I doubt whether Doug Smith would disagree with very much of this. This is an intelligent and well-written book, and Smith is well-aware of the contradictions and ambiguities of the Communist Party and of Zuken. He explores many of them with considerable nuance. Indeed, the attraction of Zuken’s 1979 mayoralty campaign can be seen in this light. I do not think it is entirely true that supporters were “attracted to Zuken not because he was, or was not, a Communist, but because of the reputation for personal integrity he had established in the city” (p. 237). Much of Zuken’s appeal came from a desire to connect with his Communist/North End/ immigrant tradition which had eluded civic reformers and the left. No less, of course, was the appeal of Zuken’s own qualities and of a reform programme in keeping with municipal reform movements across the country. The combination netted Zuken an impressive 24,650 votes in 1979.
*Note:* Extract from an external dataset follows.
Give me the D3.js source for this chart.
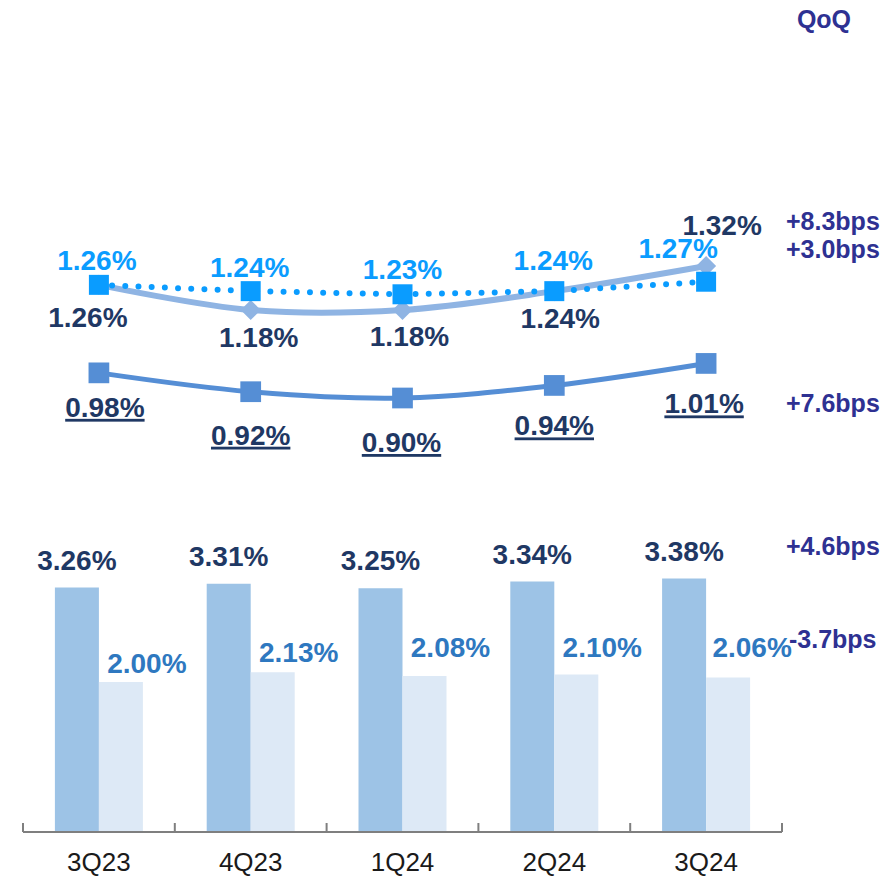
<!DOCTYPE html>
<html>
<head>
<meta charset="utf-8">
<script src="https://cdn.jsdelivr.net/npm/d3@7"></script>
<style>
  body { margin: 0; background: #fff; }
  svg { display: block; font-family: "Liberation Sans", Arial, sans-serif; }
</style>
</head>
<body>
<div id="chart"></div>
<script>
// data
const quarters = ["3Q23", "4Q23", "1Q24", "2Q24", "3Q24"]
const rateA = [1.26, 1.24, 1.23, 1.24, 1.27]   // dotted bright blue, squares
const rateB = [1.26, 1.18, 1.18, 1.24, 1.32]   // light solid line, diamonds
const rateC = [0.98, 0.92, 0.90, 0.94, 1.01]   // solid line, underlined labels
const barDark = [3.26, 3.31, 3.25, 3.34, 3.38]
const barLight = [2.00, 2.13, 2.08, 2.10, 2.06]
const qoqText = ["+8.3bps", "+3.0bps", "+7.6bps", "+4.6bps", "-3.7bps"]

const fmt = d => d.toFixed(2) + "%"

// label nudges (px) so labels sit like on the slide
const nudgeA = { dx: [-2, -1, 0, -1, -28], dy: [-15, -14, -15, -21, -24] }
const nudgeB = { dx: [-11, 8, 7, 6, 16], dy: [42, 37, 36, 37, -31] }
const nudgeC = { dx: [6, 0, -1, 0, -2], dy: [44, 53, 54, 50, 50] }
const nudgeLight = { dx: [26, 26, 26, 26, 24], dy: [-9, -10, -19, -18, -21] }

const params = {
  width: 891,
  height: 877,
  axisY: 832,
  left: 23,
  right: 782
}

const colors = {
  navy: "#1f3864",
  brightBlue: "#0a9cff",
  lineB: "#8fb4e3",
  lineC: "#558ed5",
  barDark: "#9dc3e6",
  barLight: "#dde9f6",
  barLightText: "#2e78c0",
  qoq: "#2e3192",
  axis: "#7f7f7f"
}

const svg = d3.select("#chart").append("svg")
  .attr("width", params.width)
  .attr("height", params.height)

const x = d3.scaleBand()
  .domain(quarters)
  .range([params.left, params.right])

const xs = d3.scaleBand()
  .domain([0, 1])
  .range([0, x.bandwidth()])
  .paddingInner(0)
  .paddingOuter(0.725)

const yBar = d3.scaleLinear()
  .domain([0, 4])
  .range([params.axisY, params.axisY - 300])

const yLine = d3.scaleLinear()
  .domain([0.90, 1.32])
  .range([398, 266])

const cx = q => x(q) + x.bandwidth() / 2

// ---- bars ----
const gBars = svg.append("g")
const barRows = quarters.map((q, i) => ({ q, i, dark: barDark[i], light: barLight[i] }))

gBars.selectAll("rect.dark")
  .data(barRows)
  .enter().append("rect")
  .attr("class", "dark")
  .attr("x", d => x(d.q) + xs(0))
  .attr("width", xs.bandwidth())
  .attr("y", d => yBar(d.dark))
  .attr("height", d => yBar(0) - yBar(d.dark))
  .attr("fill", colors.barDark)

gBars.selectAll("rect.light")
  .data(barRows)
  .enter().append("rect")
  .attr("class", "light")
  .attr("x", d => x(d.q) + xs(1))
  .attr("width", xs.bandwidth())
  .attr("y", d => yBar(d.light))
  .attr("height", d => yBar(0) - yBar(d.light))
  .attr("fill", colors.barLight)

gBars.selectAll("text.dark")
  .data(barRows)
  .enter().append("text")
  .attr("class", "dark")
  .attr("x", d => x(d.q) + xs(0) + xs.bandwidth() / 2)
  .attr("y", d => yBar(d.dark) - 18)
  .attr("text-anchor", "middle")
  .attr("font-size", "28px")
  .attr("font-weight", "bold")
  .attr("fill", colors.navy)
  .text(d => fmt(d.dark))

gBars.selectAll("text.light")
  .data(barRows)
  .enter().append("text")
  .attr("class", "light")
  .attr("x", d => x(d.q) + xs(1) + xs.bandwidth() / 2 + nudgeLight.dx[d.i])
  .attr("y", d => yBar(d.light) + nudgeLight.dy[d.i])
  .attr("text-anchor", "middle")
  .attr("font-size", "28px")
  .attr("font-weight", "bold")
  .attr("fill", colors.barLightText)
  .text(d => fmt(d.light))

// ---- x axis ----
const xAxisGroup = svg.append("g")
  .attr("transform", `translate(0, ${params.axisY})`)
  .call(d3.axisBottom(x).tickSize(0))
xAxisGroup.select(".domain").remove()
xAxisGroup.selectAll("text")
  .attr("y", 39)
  .attr("dy", 0)
  .attr("font-size", "26px")
  .attr("font-family", "'Liberation Sans', Arial, sans-serif")
  .attr("fill", "#1a1a1a")

xAxisGroup.append("line")
  .attr("x1", params.left).attr("x2", params.right)
  .attr("stroke", colors.axis).attr("stroke-width", 2)
xAxisGroup.selectAll("line.edge")
  .data(quarters.map(q => x(q)).concat([params.right]))
  .enter().append("line")
  .attr("class", "edge")
  .attr("x1", d => d).attr("x2", d => d)
  .attr("y1", 0).attr("y2", -9)
  .attr("stroke", colors.axis).attr("stroke-width", 2)

// ---- lines ----
const gLines = svg.append("g")
const smooth = d3.line()
  .x((d, i) => cx(quarters[i]))
  .y(d => yLine(d))
  .curve(d3.curveCatmullRom.alpha(0.5))
const straight = d3.line()
  .x((d, i) => cx(quarters[i]))
  .y(d => yLine(d))

gLines.append("path")
  .datum(rateB)
  .attr("d", smooth)
  .attr("fill", "none")
  .attr("stroke", colors.lineB)
  .attr("stroke-width", 6)

gLines.append("path")
  .datum(rateC)
  .attr("d", smooth)
  .attr("fill", "none")
  .attr("stroke", colors.lineC)
  .attr("stroke-width", 5)

gLines.selectAll("path.diamond")
  .data(rateB)
  .enter().append("path")
  .attr("class", "diamond")
  .attr("d", d3.symbol(d3.symbolSquare, 200))
  .attr("transform", (d, i) => `translate(${cx(quarters[i])},${yLine(d)}) rotate(45)`)
  .attr("fill", colors.lineB)

gLines.selectAll("path.sqC")
  .data(rateC)
  .enter().append("path")
  .attr("class", "sqC")
  .attr("d", d3.symbol(d3.symbolSquare, 430))
  .attr("transform", (d, i) => `translate(${cx(quarters[i])},${yLine(d)})`)
  .attr("fill", colors.lineC)

gLines.append("path")
  .datum(rateA)
  .attr("d", straight)
  .attr("fill", "none")
  .attr("stroke", colors.brightBlue)
  .attr("stroke-width", 6)
  .attr("stroke-linecap", "round")
  .attr("stroke-dasharray", "0 13.2")

gLines.selectAll("path.sqA")
  .data(rateA)
  .enter().append("path")
  .attr("class", "sqA")
  .attr("d", d3.symbol(d3.symbolSquare, 400))
  .attr("transform", (d, i) => `translate(${cx(quarters[i])},${yLine(d)})`)
  .attr("fill", colors.brightBlue)

// ---- line labels ----
function addLabels(cls, values, nudge, color, underline) {
  gLines.selectAll("text." + cls)
    .data(values)
    .enter().append("text")
    .attr("class", cls)
    .attr("x", (d, i) => cx(quarters[i]) + nudge.dx[i])
    .attr("y", (d, i) => yLine(d) + nudge.dy[i])
    .attr("text-anchor", "middle")
    .attr("font-size", "28px")
    .attr("font-weight", "bold")
    .attr("fill", color)
    .style("text-decoration", underline ? "underline" : null)
    .text(fmt)
}
addLabels("lblB", rateB, nudgeB, colors.navy, false)
addLabels("lblC", rateC, nudgeC, colors.navy, true)
addLabels("lblA", rateA, nudgeA, colors.brightBlue, false)

// ---- QoQ column ----
svg.append("text")
  .attr("x", 824).attr("y", 28)
  .attr("text-anchor", "middle")
  .attr("font-size", "25px")
  .attr("font-weight", "bold")
  .attr("fill", colors.qoq)
  .text("QoQ")

const qoqY = [230, 258, 412, 555, 648]
svg.selectAll("text.qoq")
  .data(qoqText)
  .enter().append("text")
  .attr("class", "qoq")
  .attr("x", (d, i) => i == 4 ? 789 : 786)
  .attr("y", (d, i) => qoqY[i])
  .attr("font-size", "25px")
  .attr("font-weight", "bold")
  .attr("fill", colors.qoq)
  .text(d => d)
</script>
</body>
</html>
This is a fascinating and frustrating book. As with the best of biographies, Smith has done his research and places his protagonist securely in his social and political surroundings. Secondary sources have been well tapped. Yet, I constantly wanted to know more about the North End; about the Peretz school; about the relationship between the CP, the United Jewish People’s Order and the rest of the Jewish community; about day-to-day relations between ordinary CPers and CCFers; and on and on. Perhaps this is a mark of success. Smith’s glimpse into Zuken’s world will, no doubt, inspire more interest in exploring Winnipeg’s working-class and immigrant communities since the General Strike.